Se há esse algo ou alguém que cuida deste berço, então ele tem poder sobre vida e morte da Humanidade e pode ser chamado de Deus; se a explicação de tudo isto estiver em nós mesmos, então as religiões cultuam o próprio homem.
Anônimo disse…
Se não crescemos em muitas coisas elas nunca existiriam. Cristão.
Joaquim disse…
Eu não acho que seja necessidade de acreditar em algo superior, talvez seja somente a necessidade de ter respostas.
Deuses são respostas rápidas, simples e que explicam tudo de uma vez só.
sanson disse…
O nosso cérebro tem sim um "espaço" reservado à fé. Uma alteração química/física evolucionista? Provavelmente.

Muito se deve ao consumo de substâncias que alteram a consciência e tornam a experiência com o "Divino" totalmente palpável e vivenciada. A relação do homem com essas substâncias entegógenas, por assim dizer, sempre aconteceu e sempre vai ocorrer. Toda religião, rituais antigos e etc tem relação com drogas naturais.

O fato é que a neurociência hoje consegue identificar onde a fé age no cérebro (procure pelo livro "A Religião do Cérebro").

Resumindo, o ser humano construiu uma relação inseparável com a fé devido à experiências com algo que foge da nossa experiência cotidiana e ordinária. Uma experiência de morte do EU, do EGO Em que o lado direito do cérebro age sem limitantes (o lado esquerdo, responsável pelo EU singular) e propicia uma visão de mundo totalmente diferente, abrangente e preternatural. O que se pode conseguir de diversas maneiras: mas o atalho se encontra em substâncias que alteram a consciência.

Essa é a minha explicação para crença em algo superior.
Michelle disse…
E mesmo que 100% das pessoas tenham crença exatamente na mesma coisa, isso não garante que ela exista.
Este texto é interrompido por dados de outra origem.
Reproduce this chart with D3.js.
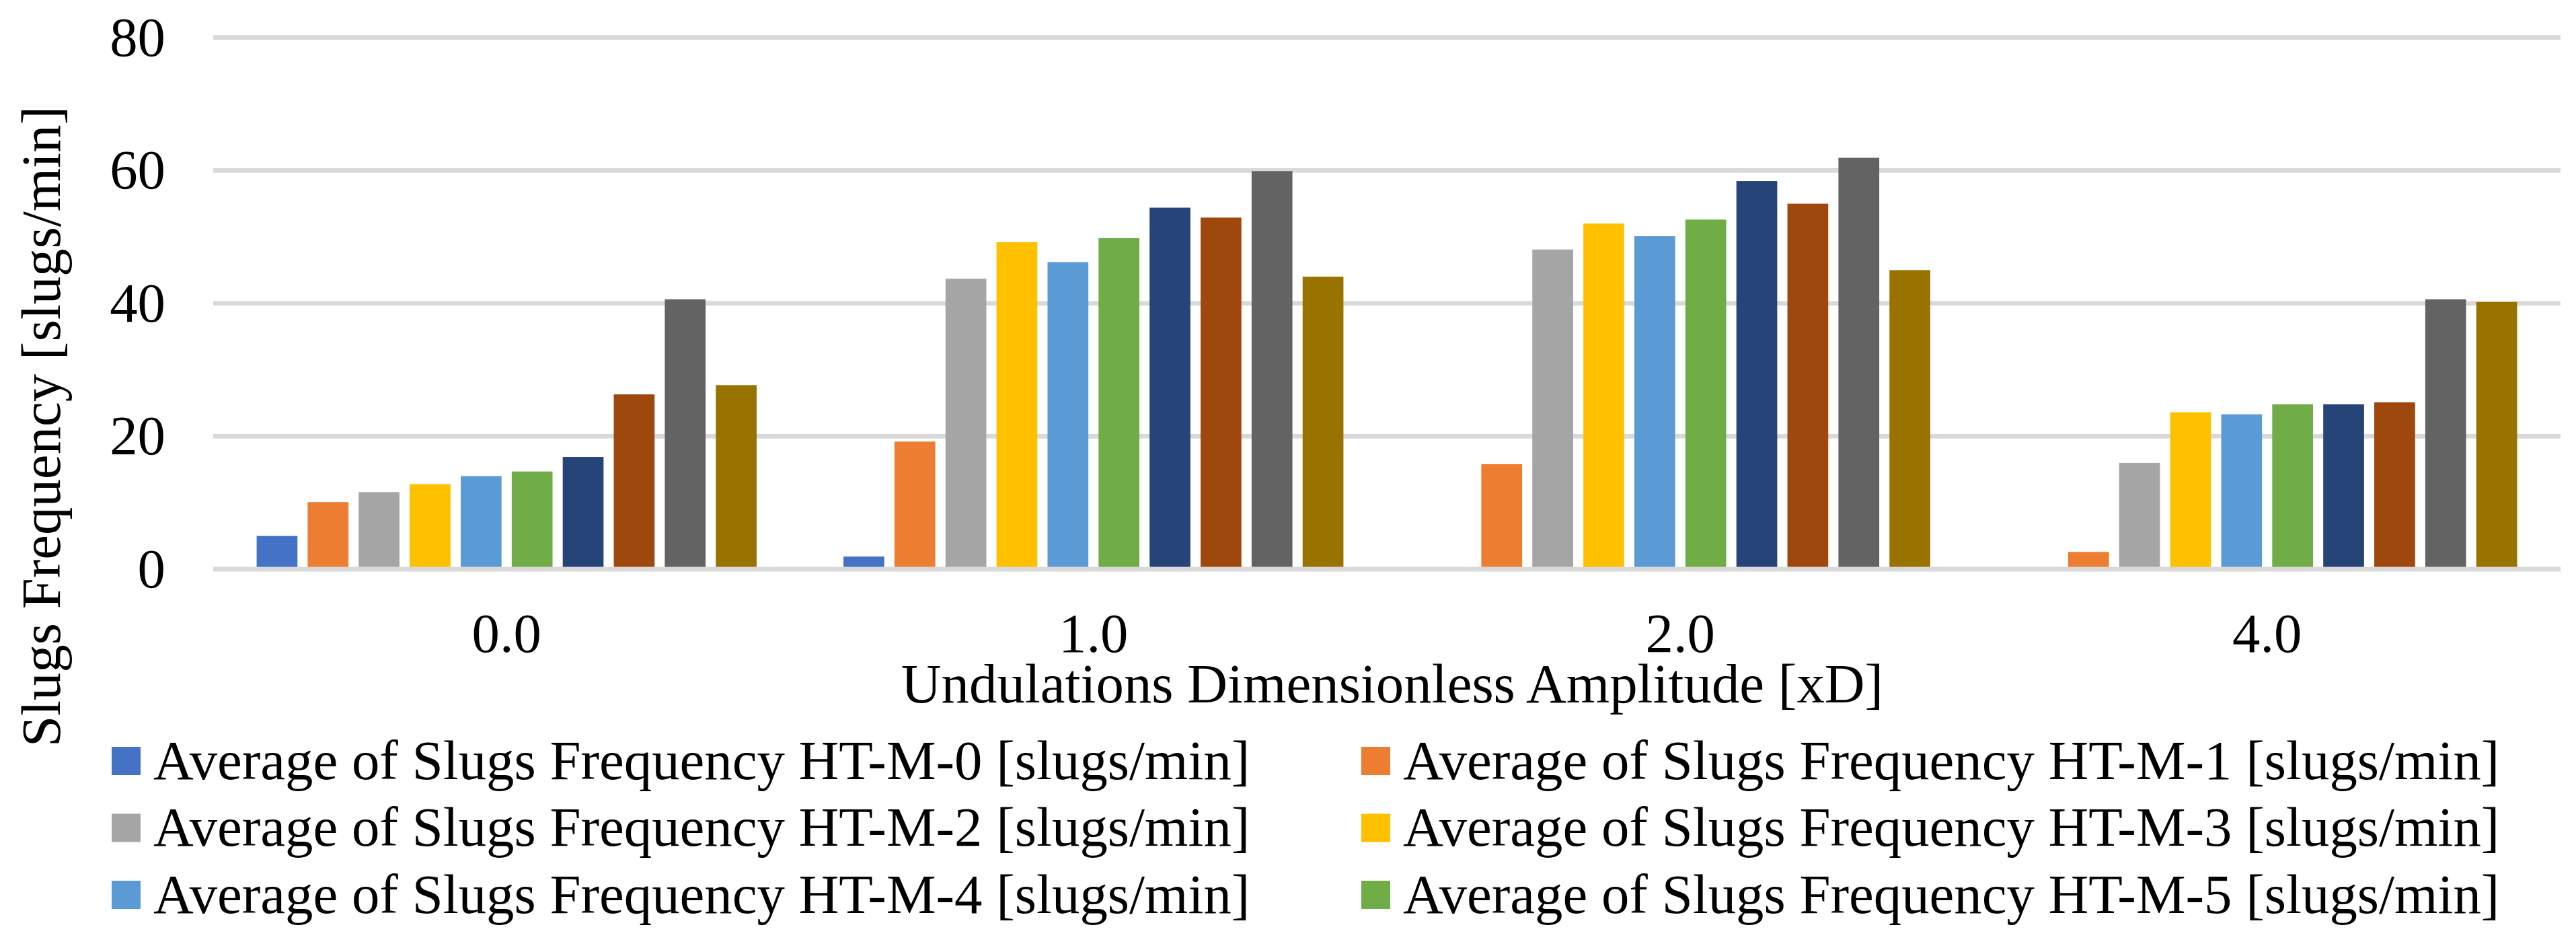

Acho que o maior problema dos religiosos é não conseguir entender isso.
Flávio Ataliba disse…
Que lendas abrigaram teus medos, caro Elcio?
Flávio Ataliba disse…
Caro Israel, você não acha que o homem é um ser limitado em vários aspectos, e dentre eles, a dificuldade de responder questões para si e para os demais como: de onde eu vim? Por que estou aqui? E a mais assustadora delas, para a maioria das pessoas (estou excluído deste grupo) que é - para onde vou?
Flávio Ataliba disse…
Caro Caruê. Lendo sua observação fiquei pensando o seguinte: não seria a capacidade de crer algo inato ao homem e nele inserido por alguém - seu modelo existencial - que o forjou? Claro que não quero que você pense que viemos de uma bactéria ou um coacervado, porque somente um tolo poderia imaginar essa turminha tão decadente com capacidade natural de crer, não é verdade?
Anônimo disse…
concordo totalmente com vc,deuses são respostas rapidas e simples,mas sera que não existe um ser que possamos chamar de deus ? sera que algum ser ñ poderia ter criado tudo? eu acho que sim
Unknown disse…
Acredito em Deus. Criador do universo. Estudo bastante e e muito mais fácil acreditar em Deus do que acreditar que uma explosão a bilhões de anos atrás levou o universo á ordem, quando na verdade, o que observamos que o universo tende sempre á desordem. Leiam um pouco sobre design inteligente.